[START SUPPLIED MATERIAL]

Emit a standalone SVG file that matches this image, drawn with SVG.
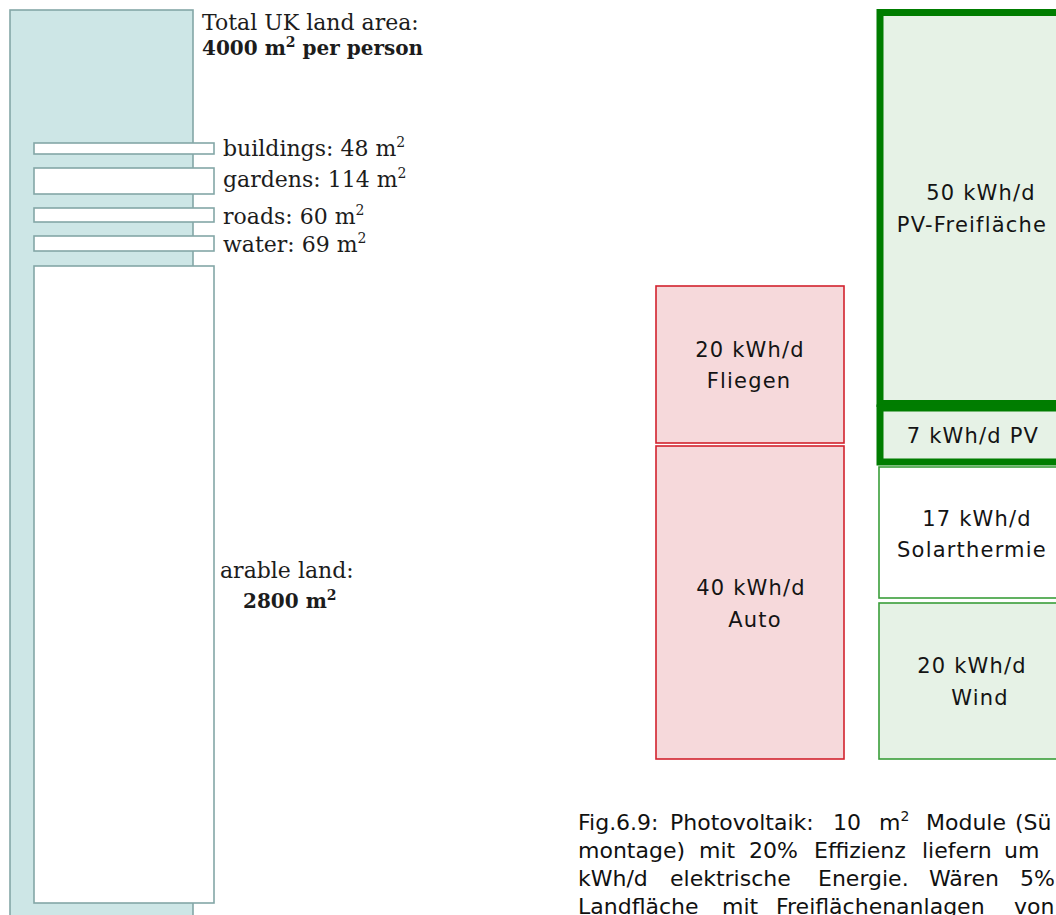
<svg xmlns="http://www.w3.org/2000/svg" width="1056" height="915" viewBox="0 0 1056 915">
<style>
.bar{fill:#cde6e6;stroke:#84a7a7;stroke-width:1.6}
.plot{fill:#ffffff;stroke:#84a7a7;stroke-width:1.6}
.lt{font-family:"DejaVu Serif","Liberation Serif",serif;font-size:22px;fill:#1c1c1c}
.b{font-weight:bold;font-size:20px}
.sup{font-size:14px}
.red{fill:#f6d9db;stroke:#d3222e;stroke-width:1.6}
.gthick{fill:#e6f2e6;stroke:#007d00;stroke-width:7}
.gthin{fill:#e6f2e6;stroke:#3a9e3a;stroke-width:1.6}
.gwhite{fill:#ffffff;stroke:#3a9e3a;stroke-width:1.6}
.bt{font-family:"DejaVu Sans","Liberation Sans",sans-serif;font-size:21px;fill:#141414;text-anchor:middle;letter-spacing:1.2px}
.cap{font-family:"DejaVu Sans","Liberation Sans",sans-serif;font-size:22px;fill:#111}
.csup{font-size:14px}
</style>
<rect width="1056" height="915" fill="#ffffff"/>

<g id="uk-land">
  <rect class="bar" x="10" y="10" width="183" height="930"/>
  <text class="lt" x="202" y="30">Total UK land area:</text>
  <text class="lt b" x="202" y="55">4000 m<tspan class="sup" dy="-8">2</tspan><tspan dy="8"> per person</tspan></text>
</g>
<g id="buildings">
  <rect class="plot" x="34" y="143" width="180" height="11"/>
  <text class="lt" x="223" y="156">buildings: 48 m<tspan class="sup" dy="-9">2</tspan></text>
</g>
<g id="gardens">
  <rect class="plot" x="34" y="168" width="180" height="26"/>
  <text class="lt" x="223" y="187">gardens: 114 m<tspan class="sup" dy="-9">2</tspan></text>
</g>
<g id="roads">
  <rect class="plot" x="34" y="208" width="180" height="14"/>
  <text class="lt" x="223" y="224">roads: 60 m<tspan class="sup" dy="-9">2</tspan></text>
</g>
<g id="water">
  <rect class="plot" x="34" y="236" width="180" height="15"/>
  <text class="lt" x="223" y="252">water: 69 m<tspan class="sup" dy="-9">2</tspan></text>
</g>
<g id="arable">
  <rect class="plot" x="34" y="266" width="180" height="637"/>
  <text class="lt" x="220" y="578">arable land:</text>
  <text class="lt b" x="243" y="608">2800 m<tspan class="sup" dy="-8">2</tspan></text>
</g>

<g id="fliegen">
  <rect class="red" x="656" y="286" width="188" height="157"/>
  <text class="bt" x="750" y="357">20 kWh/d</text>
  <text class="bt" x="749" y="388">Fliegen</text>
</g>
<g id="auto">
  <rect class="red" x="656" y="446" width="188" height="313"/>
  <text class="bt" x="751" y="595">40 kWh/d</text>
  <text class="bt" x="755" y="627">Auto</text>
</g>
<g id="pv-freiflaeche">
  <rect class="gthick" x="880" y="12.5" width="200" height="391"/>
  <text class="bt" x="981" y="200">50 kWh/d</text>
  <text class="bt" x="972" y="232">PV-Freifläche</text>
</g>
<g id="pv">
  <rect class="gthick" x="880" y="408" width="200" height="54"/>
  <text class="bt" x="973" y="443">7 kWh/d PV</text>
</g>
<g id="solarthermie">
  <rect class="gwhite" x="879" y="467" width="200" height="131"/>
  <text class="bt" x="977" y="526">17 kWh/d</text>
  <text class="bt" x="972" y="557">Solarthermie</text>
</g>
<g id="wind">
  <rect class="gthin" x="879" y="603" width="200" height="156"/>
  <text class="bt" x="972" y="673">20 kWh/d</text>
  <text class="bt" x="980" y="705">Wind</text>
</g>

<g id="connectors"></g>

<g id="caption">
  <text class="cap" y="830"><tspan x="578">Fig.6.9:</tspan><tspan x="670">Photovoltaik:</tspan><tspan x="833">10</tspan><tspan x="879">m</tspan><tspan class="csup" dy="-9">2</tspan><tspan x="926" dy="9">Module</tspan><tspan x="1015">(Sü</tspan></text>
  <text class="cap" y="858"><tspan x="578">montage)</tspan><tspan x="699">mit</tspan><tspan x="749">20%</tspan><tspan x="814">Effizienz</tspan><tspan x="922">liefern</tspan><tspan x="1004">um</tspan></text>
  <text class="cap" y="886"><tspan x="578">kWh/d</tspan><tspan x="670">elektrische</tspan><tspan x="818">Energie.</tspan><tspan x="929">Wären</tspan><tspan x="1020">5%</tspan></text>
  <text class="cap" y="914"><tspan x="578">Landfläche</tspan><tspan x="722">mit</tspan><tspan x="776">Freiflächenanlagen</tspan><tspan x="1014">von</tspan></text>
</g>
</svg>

[END SUPPLIED MATERIAL]
[START SUPPLIED MATERIAL]

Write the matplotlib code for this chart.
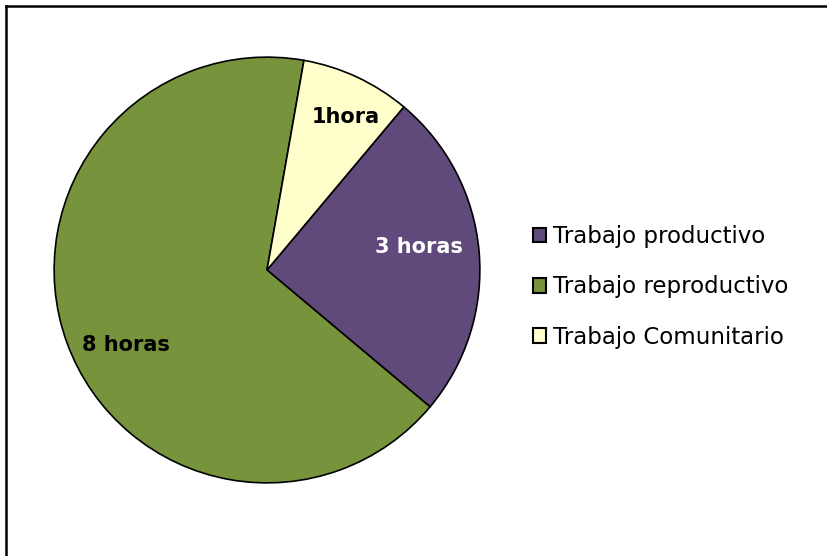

[END SUPPLIED MATERIAL]

PROBLEM: Reproduce each line of the entries in which the word "this" is found.

WORKED SOLUTION:
Emit a standalone SVG file that matches this image, drawn with SVG.
Write the matplotlib code for this chart.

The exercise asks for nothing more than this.